Items from a dataset
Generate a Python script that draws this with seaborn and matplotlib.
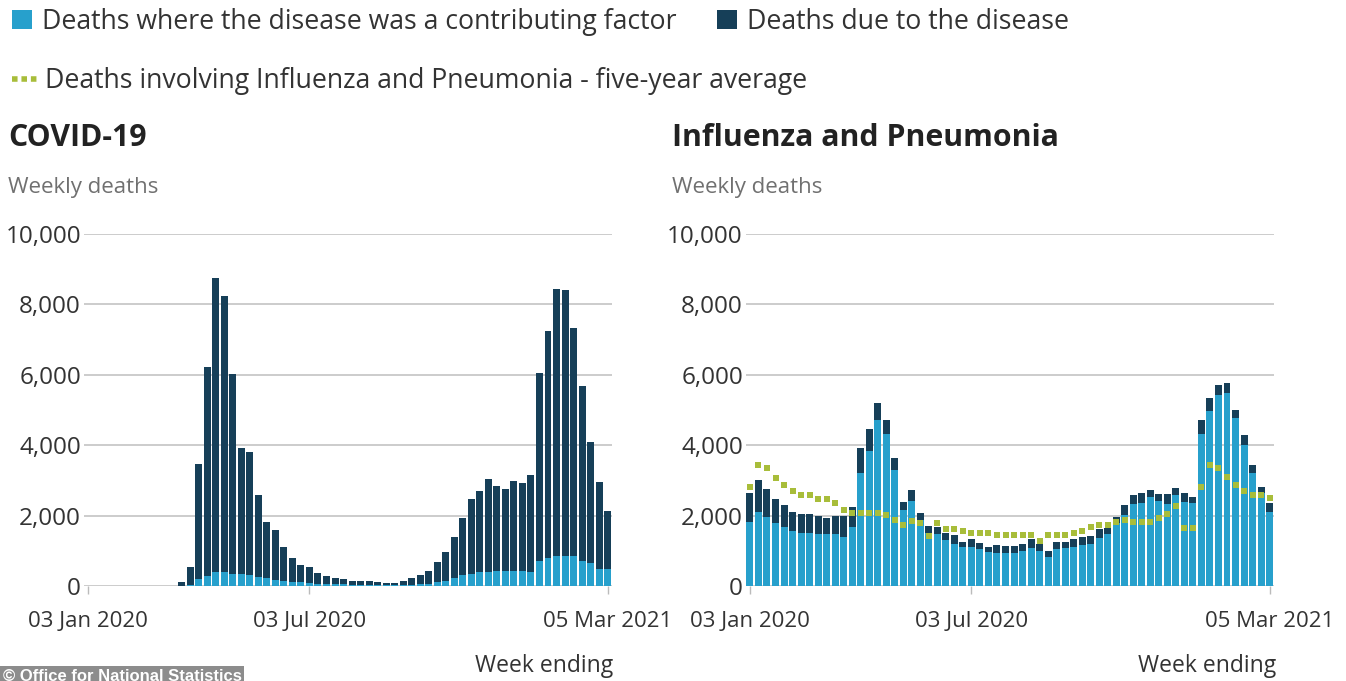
import matplotlib
matplotlib.use("Agg")
import matplotlib.pyplot as plt
from matplotlib.lines import Line2D
from matplotlib.patches import Patch
import numpy as np
import pandas as pd
import seaborn as sns

# Week ending dates, 03 Jan 2020 .. 05 Mar 2021
weeks = pd.date_range("2020-01-03", "2021-03-05", freq="7D")
tick_idx = [0, 26, 61]
tick_labels = ["03 Jan 2020", "03 Jul 2020", "05 Mar 2021"]
y_ticks = [0, 2000, 4000, 6000, 8000, 10000]

# COVID-19: deaths involving (bar total) and contributing-factor part (light)
covid_total = [
    0, 0, 0, 0, 0, 0, 0, 0, 0, 0,
    5, 103, 539, 3475, 6213, 8758, 8237, 6035, 3930, 3810,
    2589, 1822, 1588, 1114, 783, 606, 532, 366, 295, 217,
    193, 152, 139, 138, 101, 78, 99, 139, 215, 321,
    438, 670, 978, 1379, 1937, 2466, 2697, 3040, 2835, 2756,
    2986, 2912, 3144, 6057, 7245, 8433, 8422, 7320, 5691, 4079,
    2945, 2137,
]
covid_contrib = [
    0, 0, 0, 0, 0, 0, 0, 0, 0, 0,
    0, 10, 40, 200, 290, 400, 400, 340, 330, 300,
    250, 220, 170, 150, 120, 100, 85, 70, 60, 50,
    45, 35, 30, 30, 25, 20, 20, 25, 35, 50,
    70, 100, 140, 230, 300, 350, 390, 410, 420, 430,
    430, 420, 400, 720, 800, 850, 860, 850, 700, 640,
    480, 470,
]

# Influenza and Pneumonia
flu_total = [
    2630, 3010, 2750, 2470, 2300, 2090, 2045, 2045, 2000, 1920,
    1990, 1990, 2250, 3910, 4450, 5210, 4730, 3650, 2400, 2730,
    2080, 1715, 1665, 1515, 1440, 1260, 1325, 1210, 1120, 1165,
    1135, 1135, 1185, 1325, 1190, 1000, 1260, 1260, 1325, 1380,
    1420, 1610, 1640, 1970, 2300, 2585, 2630, 2730, 2610, 2610,
    2790, 2630, 2520, 4715, 5330, 5710, 5780, 5000, 4290, 3440,
    2800, 2350,
]
flu_contrib = [
    1830, 2090, 1970, 1780, 1680, 1570, 1515, 1515, 1480, 1480,
    1480, 1400, 1690, 3220, 3840, 4720, 4320, 3300, 2160, 2420,
    1870, 1515, 1475, 1305, 1190, 1100, 1100, 1040, 975, 930,
    930, 930, 1000, 1070, 1000, 830, 1040, 1070, 1120, 1165,
    1200, 1355, 1480, 1800, 2015, 2330, 2370, 2520, 2420, 2330,
    2585, 2400, 2350, 4320, 4980, 5425, 5470, 4760, 4005, 3200,
    2630, 2110,
]
flu_five_year_avg = [
    2820, 3450, 3340, 3070, 2865, 2690, 2585, 2585, 2485, 2485,
    2370, 2160, 2085, 2085, 2085, 2085, 2015, 1885, 1730, 1850,
    1780, 1430, 1800, 1630, 1630, 1550, 1500, 1500, 1500, 1450,
    1450, 1450, 1450, 1450, 1290, 1450, 1450, 1450, 1515, 1570,
    1690, 1730, 1730, 1830, 1875, 1830, 1830, 1830, 1920, 2045,
    2270, 1660, 1660, 2800, 3440, 3340, 3090, 2870, 2710, 2585,
    2585, 2490,
]

LIGHT = "#27a0cc"
DARK = "#163f58"
GREEN = "#a8bd3a"
TEXT = "#333333"
GREY_TEXT = "#707070"
GRID = "#c8c8c8"

sns.set_theme(style="white")
plt.rcParams["font.family"] = ["Open Sans", "DejaVu Sans"]

fig = plt.figure(figsize=(13.46, 6.81), dpi=100)
ax_l = fig.add_axes([0.0622, 0.1395, 0.3924, 0.5169])
ax_r = fig.add_axes([0.5540, 0.1395, 0.3924, 0.5169])


def draw_panel(ax, total, contrib, avg=None):
    df = pd.DataFrame({
        "week": weeks.strftime("%d %b %Y"),
        "total": total,
        "contrib": contrib,
    })
    # stacked look: full bar in dark, contributing part drawn over it
    sns.barplot(data=df, x="week", y="total", color=DARK, saturation=1,
                width=0.82, linewidth=0, ax=ax, zorder=2)
    sns.barplot(data=df, x="week", y="contrib", color=LIGHT, saturation=1,
                width=0.82, linewidth=0, ax=ax, zorder=3)
    if avg is not None:
        sns.scatterplot(x=np.arange(len(avg)), y=avg, marker="s", s=24,
                        color=GREEN, linewidth=0, ax=ax, zorder=5)

    ax.set_xlim(-0.5, len(total) - 0.5)
    ax.set_ylim(0, 10000)
    ax.set_xticks(tick_idx)
    ax.set_xticklabels(tick_labels)
    ax.set_yticks(y_ticks)
    ax.set_yticklabels([f"{v:,}" for v in y_ticks])
    ax.set_xlabel("")
    ax.set_ylabel("")
    ax.yaxis.grid(True, color=GRID, linewidth=1.3)
    ax.set_axisbelow(True)
    for s in ax.spines.values():
        s.set_visible(False)
    ax.tick_params(axis="x", bottom=True, length=6, width=1, color="#bbbbbb",
                   pad=12, labelsize=16, labelcolor=TEXT)
    ax.tick_params(axis="y", left=False, length=0, pad=2, labelsize=17.5,
                   labelcolor=TEXT)


draw_panel(ax_l, covid_total, covid_contrib)
draw_panel(ax_r, flu_total, flu_contrib, flu_five_year_avg)

# Titles and axis captions
fig.text(0.006, 0.797, "COVID-19", fontsize=21.8, fontweight="bold",
         color="#222222", va="center")
fig.text(0.4993, 0.797, "Influenza and Pneumonia", fontsize=21.8,
         fontweight="bold", color="#222222", va="center")
fig.text(0.006, 0.7254, "Weekly deaths", fontsize=16, color=GREY_TEXT,
         va="center")
fig.text(0.4993, 0.7254, "Weekly deaths", fontsize=16, color=GREY_TEXT,
         va="center")
fig.text(0.4554, 0.022, "Week ending", fontsize=16.5, color=TEXT,
         ha="right", va="center")
fig.text(0.948, 0.022, "Week ending", fontsize=16.5, color=TEXT,
         ha="right", va="center")

# Legend across the top: two bar keys on one row, the average below
bar_handles = [
    Patch(facecolor=LIGHT, edgecolor="none"),
    Patch(facecolor=DARK, edgecolor="none"),
]
bar_labels = [
    "Deaths where the disease was a contributing factor",
    "Deaths due to the disease",
]
fig.legend(bar_handles, bar_labels, ncol=2, loc="center left",
           bbox_to_anchor=(0.0089, 0.968), frameon=False, fontsize=19.2,
           labelcolor=TEXT, handlelength=0.76, handleheight=0.76,
           handletextpad=0.38, columnspacing=1.5,
           borderaxespad=0, borderpad=0)

avg_handle = Line2D([], [], color=GREEN, linestyle=(0, (1, 0.7)),
                    linewidth=4)
fig.legend([avg_handle],
           ["Deaths involving Influenza and Pneumonia - five-year average"],
           loc="center left", bbox_to_anchor=(0.0089, 0.8805), frameon=False,
           fontsize=19.2, labelcolor=TEXT, handlelength=0.95,
           handletextpad=0.27, borderaxespad=0, borderpad=0)

# Source credit, cut by the bottom edge as in the original
fig.text(0.002, -0.004, "\u00a9 Office for National Statistics", fontsize=12,
         fontweight="bold", color="white",
         family=["Liberation Sans", "DejaVu Sans"],
         va="bottom", bbox=dict(facecolor="#8c8c8c", edgecolor="none", pad=2))

fig.savefig("out.png", dpi=100)
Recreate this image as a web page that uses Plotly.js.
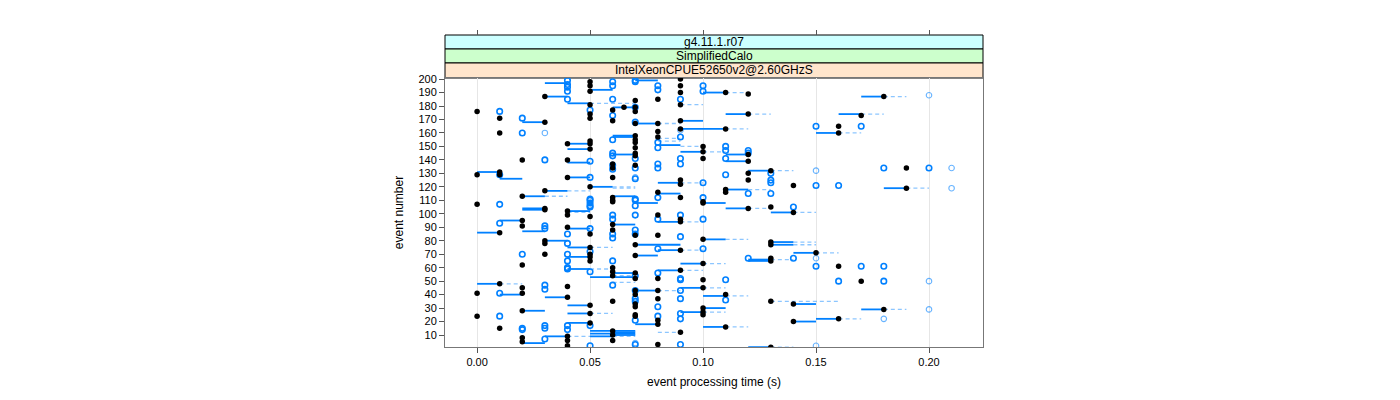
<!DOCTYPE html>
<html>
<head>
<meta charset="utf-8">
<script src="https://cdn.plot.ly/plotly-3.0.1.min.js"></script>
<style>html,body{margin:0;padding:0;background:#fff;}#chart{width:1400px;height:400px;}</style>
</head>
<body>
<div id="chart"></div>
<script>
// ---- data (event number, time in s) ----
const blackEvt = [198,195,191,187,181,179,179,176,177,176,171,168,174,171,169,160,158,155,153,152,154,152,148,145,140,140,137,134,136,129,131,129,127,127,120,117,113,112,109,107,104,
110,103,102,99,98,95,91,90,86,85,92,88,84,80,78,75,70,70,68,65,62,60,57,54,48,46,45,41,41,38,35,43,40,33,32,28,26,24,19,25,15,13,10,6,9,6,8,5,2,
200,195,190,190,189,185,181,184,174,169,167,167,163,163,161,157,150,149,146,141,144,139,143,132,130,125,121,125,122,118,116,116,112,109,104,105,
187,173,165,160,134,119,
108,101,99,96,94,84,77,73,81,79,77,71,69,67,65,63,58,56,52,52,51,45,43,40,37,31,30,27,25,35,33,24,21,18,16,20,12,3,1,
61,50,29,22];
const blackTime = [0.05,0.05,0.05,0.03,0.05,0.065,0.07,0.07,0.06,0.00,0.01,0.03,0.05,0.05,0.06,0.01,0.07,0.07,0.07,0.04,0.05,0.05,0.05,0.07,0.02,0.04,0.06,0.06,0.07,0.00,0.01,0.01,0.04,0.06,0.05,0.03,0.02,0.06,0.06,0.00,0.03,
0.06,0.03,0.04,0.04,0.05,0.02,0.02,0.04,0.01,0.05,0.06,0.06,0.07,0.03,0.03,0.05,0.03,0.05,0.05,0.05,0.02,0.06,0.06,0.06,0.01,0.04,0.02,0.02,0.00,0.04,0.06,0.07,0.07,0.07,0.05,0.02,0.05,0.00,0.05,0.07,0.01,0.06,0.06,0.06,0.04,0.04,0.02,0.02,0.04,
0.09,0.09,0.09,0.11,0.12,0.08,0.09,0.07,0.12,0.09,0.07,0.08,0.09,0.11,0.08,0.08,0.10,0.07,0.10,0.10,0.12,0.12,0.07,0.13,0.12,0.12,0.14,0.09,0.09,0.11,0.11,0.08,0.09,0.10,0.12,0.13,
0.18,0.17,0.16,0.16,0.19,0.19,
0.10,0.14,0.08,0.09,0.09,0.08,0.07,0.09,0.10,0.13,0.13,0.15,0.07,0.13,0.13,0.10,0.09,0.07,0.07,0.08,0.10,0.10,0.08,0.11,0.08,0.07,0.10,0.10,0.10,0.13,0.14,0.07,0.08,0.08,0.11,0.14,0.09,0.08,0.13,
0.16,0.17,0.18,0.16];

const darkEvt = [199,196,194,191,198,195,198,185,185,177,176,171,173,168,160,155,145,143,141,140,139,136,133,134,129,127,111,108,105,111,106,107,
110,106,110,99,96,99,93,91,89,85,89,85,82,88,85,78,72,70,70,65,65,60,59,57,47,44,47,41,37,35,24,17,14,17,15,14,17,15,7,2,
199,195,192,195,191,185,179,165,157,153,149,150,147,147,145,141,141,137,137,134,129,130,125,123,121,126,123,115,115,112,112,105,
165,134,134,121,
96,99,96,83,74,74,67,67,56,54,52,51,51,43,43,36,37,31,26,22,21,24,3,3,
61,61,61,50,50];
const darkTime = [0.04,0.04,0.04,0.04,0.06,0.06,0.07,0.04,0.06,0.05,0.01,0.02,0.06,0.07,0.02,0.06,0.06,0.06,0.07,0.03,0.05,0.06,0.06,0.07,0.01,0.05,0.05,0.05,0.05,0.07,0.07,0.01,
0.05,0.05,0.07,0.06,0.06,0.07,0.01,0.03,0.03,0.04,0.05,0.06,0.06,0.07,0.07,0.04,0.05,0.02,0.04,0.04,0.06,0.04,0.04,0.05,0.03,0.03,0.06,0.01,0.07,0.07,0.01,0.04,0.04,0.05,0.02,0.02,0.03,0.03,0.03,0.05,
0.07,0.08,0.08,0.10,0.10,0.09,0.07,0.15,0.09,0.08,0.08,0.11,0.11,0.12,0.12,0.11,0.09,0.09,0.08,0.08,0.11,0.13,0.13,0.13,0.15,0.07,0.10,0.12,0.13,0.08,0.10,0.14,
0.17,0.18,0.20,0.16,
0.08,0.09,0.10,0.09,0.08,0.10,0.12,0.14,0.08,0.07,0.09,0.09,0.11,0.09,0.07,0.11,0.09,0.08,0.09,0.09,0.07,0.08,0.07,0.09,
0.15,0.17,0.18,0.16,0.18];

const lightEvt  = [160,127,4,132,134,119,188,67,50,29,22,2,162];
const lightTime = [0.03,0.07,0.07,0.15,0.21,0.21,0.20,0.15,0.20,0.20,0.18,0.15,0.09];

const solidEvt  = [197,192,187,182,168,157,152,148,144,138,131,126,127,120,117,113,113,104,102,
103,95,87,89,86,92,80,75,68,59,53,56,48,40,38,32,28,26,19,13,11,9,9,4,
199,190,179,174,169,167,163,158,151,146,144,139,132,123,118,115,108,104,
187,174,160,119,
108,101,94,77,73,81,79,77,71,69,66,65,63,58,45,43,39,30,27,33,18,16,20,12,10,1,
29,22];
const solidFrom = [0.03,0.05,0.03,0.04,0.02,0.06,0.04,0.04,0.06,0.04,0.00,0.01,0.04,0.05,0.03,0.02,0.06,0.02,0.04,
0.02,0.01,0.02,0.04,0.00,0.06,0.03,0.04,0.04,0.04,0.05,0.06,0.00,0.01,0.03,0.04,0.02,0.04,0.04,0.05,0.05,0.05,0.03,0.02,
0.07,0.10,0.06,0.11,0.09,0.07,0.09,0.06,0.08,0.09,0.11,0.11,0.12,0.08,0.11,0.08,0.07,0.11,
0.17,0.16,0.15,0.18,
0.10,0.13,0.08,0.07,0.08,0.10,0.13,0.13,0.14,0.07,0.12,0.12,0.09,0.08,0.09,0.07,0.10,0.10,0.09,0.14,0.07,0.10,0.14,0.06,0.06,0.12,
0.17,0.15];
const solidTo = [0.04,0.06,0.04,0.05,0.03,0.07,0.05,0.05,0.07,0.05,0.01,0.02,0.05,0.06,0.04,0.03,0.07,0.03,0.05,
0.03,0.02,0.03,0.05,0.01,0.07,0.04,0.05,0.05,0.05,0.07,0.07,0.01,0.02,0.04,0.05,0.03,0.05,0.05,0.07,0.07,0.06,0.04,0.03,
0.08,0.11,0.07,0.12,0.10,0.08,0.11,0.07,0.09,0.10,0.12,0.12,0.13,0.09,0.12,0.09,0.08,0.12,
0.18,0.17,0.16,0.19,
0.11,0.14,0.09,0.09,0.09,0.11,0.14,0.14,0.15,0.08,0.13,0.13,0.10,0.09,0.10,0.08,0.11,0.11,0.10,0.15,0.08,0.11,0.15,0.07,0.07,0.13,
0.18,0.16];

const dashEvt  = [182,181,120,117,113,101,75,59,48,26,9,9,
190,174,167,163,156,154,150,146,132,123,119,118,104,
187,174,160,119,
101,94,73,81,79,77,71,66,63,58,54,49,45,43,39,27,35,16,12,1,29,22];
const dashFrom = [0.05,0.09,0.06,0.04,0.03,0.04,0.05,0.05,0.01,0.05,0.06,0.04,
0.11,0.12,0.08,0.11,0.08,0.08,0.09,0.10,0.13,0.09,0.06,0.12,0.12,
0.18,0.17,0.16,0.19,
0.14,0.09,0.09,0.11,0.14,0.14,0.15,0.13,0.10,0.09,0.06,0.06,0.10,0.08,0.11,0.10,0.13,0.11,0.08,0.13,0.18,0.16];
const dashTo = [0.07,0.10,0.07,0.05,0.04,0.05,0.06,0.06,0.02,0.06,0.07,0.05,
0.12,0.13,0.09,0.12,0.09,0.09,0.10,0.11,0.14,0.10,0.07,0.13,0.13,
0.19,0.18,0.17,0.20,
0.15,0.10,0.10,0.12,0.15,0.15,0.16,0.14,0.11,0.10,0.07,0.07,0.11,0.09,0.12,0.11,0.16,0.12,0.09,0.14,0.19,0.17];

const xTicks = [0, 0.05, 0.10, 0.15, 0.20];
const xTickText = ["0.00","0.05","0.10","0.15","0.20"];
const yTicks = [10,20,30,40,50,60,70,80,90,100,110,120,130,140,150,160,170,180,190,200];
const strips = ["g4.11.1.r07", "SimplifiedCalo", "IntelXeonCPUE52650v2@2.60GHzS"];
const stripColors = ["#ccffff", "#ccffcc", "#ffe5cc"];

function segs(evt, from, to) {
  const xs = [], ys = [];
  for (let i = 0; i < evt.length; i++) { xs.push(from[i], to[i], null); ys.push(evt[i], evt[i], null); }
  return {x: xs, y: ys};
}
const s = segs(solidEvt, solidFrom, solidTo);
const d = segs(dashEvt, dashFrom, dashTo);

const traces = [
  {type:'scatter', mode:'lines', x:d.x, y:d.y, line:{color:'rgba(0,128,255,0.45)', width:1.3, dash:'4px,3px'}, hoverinfo:'skip', connectgaps:false},
  {type:'scatter', mode:'lines', x:s.x, y:s.y, line:{color:'#0080ff', width:1.8}, hoverinfo:'skip', connectgaps:false},
  {type:'scatter', mode:'markers', x:lightTime, y:lightEvt, marker:{symbol:'circle-open', size:5.5, color:'rgba(0,128,255,0.6)', line:{width:1.1}}},
  {type:'scatter', mode:'markers', x:darkTime, y:darkEvt, marker:{symbol:'circle-open', size:5.5, color:'#0080ff', line:{width:1.6}}},
  {type:'scatter', mode:'markers', x:blackTime, y:blackEvt, marker:{symbol:'circle', size:5.5, color:'#000000'}},
  {type:'scatter', mode:'markers', x:[0.1], y:[100], xaxis:'x2', marker:{opacity:0}, hoverinfo:'skip'}
];

const fontFam = '"Liberation Sans Narrow", "Liberation Sans", Arial, sans-serif';
const xr = [-0.0142, 0.2239];
const ydomTop = 0.8622;
const stripEdges = [1.0, 0.9551, 0.9103, ydomTop];

const shapes = [];
const annotations = [];
for (let i = 0; i < 3; i++) {
  shapes.push({type:'rect', xref:'paper', yref:'paper', x0:0, x1:1, y0:stripEdges[i+1], y1:stripEdges[i],
    fillcolor: stripColors[i], line:{color:'#000', width:1}, layer:'below'});
  annotations.push({xref:'paper', yref:'paper', x:0.5, y:(stripEdges[i]+stripEdges[i+1])/2, text:strips[i],
    showarrow:false, font:{family:fontFam, size:12, color:'#000'}, xanchor:'center', yanchor:'middle'});
}

const layout = {
  width:1400, height:400,
  margin:{l:445, r:417, t:35, b:53},
  paper_bgcolor:'#fff', plot_bgcolor:'#fff',
  showlegend:false,
  font:{family:fontFam, size:11, color:'#000'},
  xaxis:{range:xr, tickvals:xTicks, ticktext:xTickText, ticks:'outside', ticklen:5, tickcolor:'#555',
    showline:true, mirror:true, linecolor:'#777', linewidth:1, showgrid:true, gridcolor:'#e6e6e6', gridwidth:1,
    zeroline:false, anchor:'y', tickfont:{family:fontFam, size:11},
    title:{text:'event processing time (s)', font:{family:fontFam, size:12}, standoff:10}},
  xaxis2:{range:xr, tickvals:xTicks, ticks:'outside', ticklen:5, tickcolor:'#555', showticklabels:false,
    overlaying:'x', side:'top', anchor:'free', position:1, showline:false, showgrid:false, zeroline:false},
  yaxis:{range:[1.1, 200.8], domain:[0, ydomTop], tickvals:yTicks, ticks:'outside', ticklen:5, tickcolor:'#555',
    showline:true, mirror:true, linecolor:'#777', linewidth:1, showgrid:false, zeroline:false,
    tickfont:{family:fontFam, size:11},
    title:{text:'event number', font:{family:fontFam, size:12}, standoff:12}},
  shapes: shapes,
  annotations: annotations
};

Plotly.newPlot('chart', traces, layout, {displayModeBar:false, staticPlot:true});
</script>
</body>
</html>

### TASK INSTRUCTIONS
Can the lines from the start of the records through the line with "y_ticks = [0, 2000, 4000, 6000, 8000, 10000]" be given again exactly, with the pictures left out?

### RESPONSE FOR THIS EXERCISE
Generate a Python script that draws this with seaborn and matplotlib.
import matplotlib
matplotlib.use("Agg")
import matplotlib.pyplot as plt
from matplotlib.lines import Line2D
from matplotlib.patches import Patch
import numpy as np
import pandas as pd
import seaborn as sns

# Week ending dates, 03 Jan 2020 .. 05 Mar 2021
weeks = pd.date_range("2020-01-03", "2021-03-05", freq="7D")
tick_idx = [0, 26, 61]
tick_labels = ["03 Jan 2020", "03 Jul 2020", "05 Mar 2021"]
y_ticks = [0, 2000, 4000, 6000, 8000, 10000]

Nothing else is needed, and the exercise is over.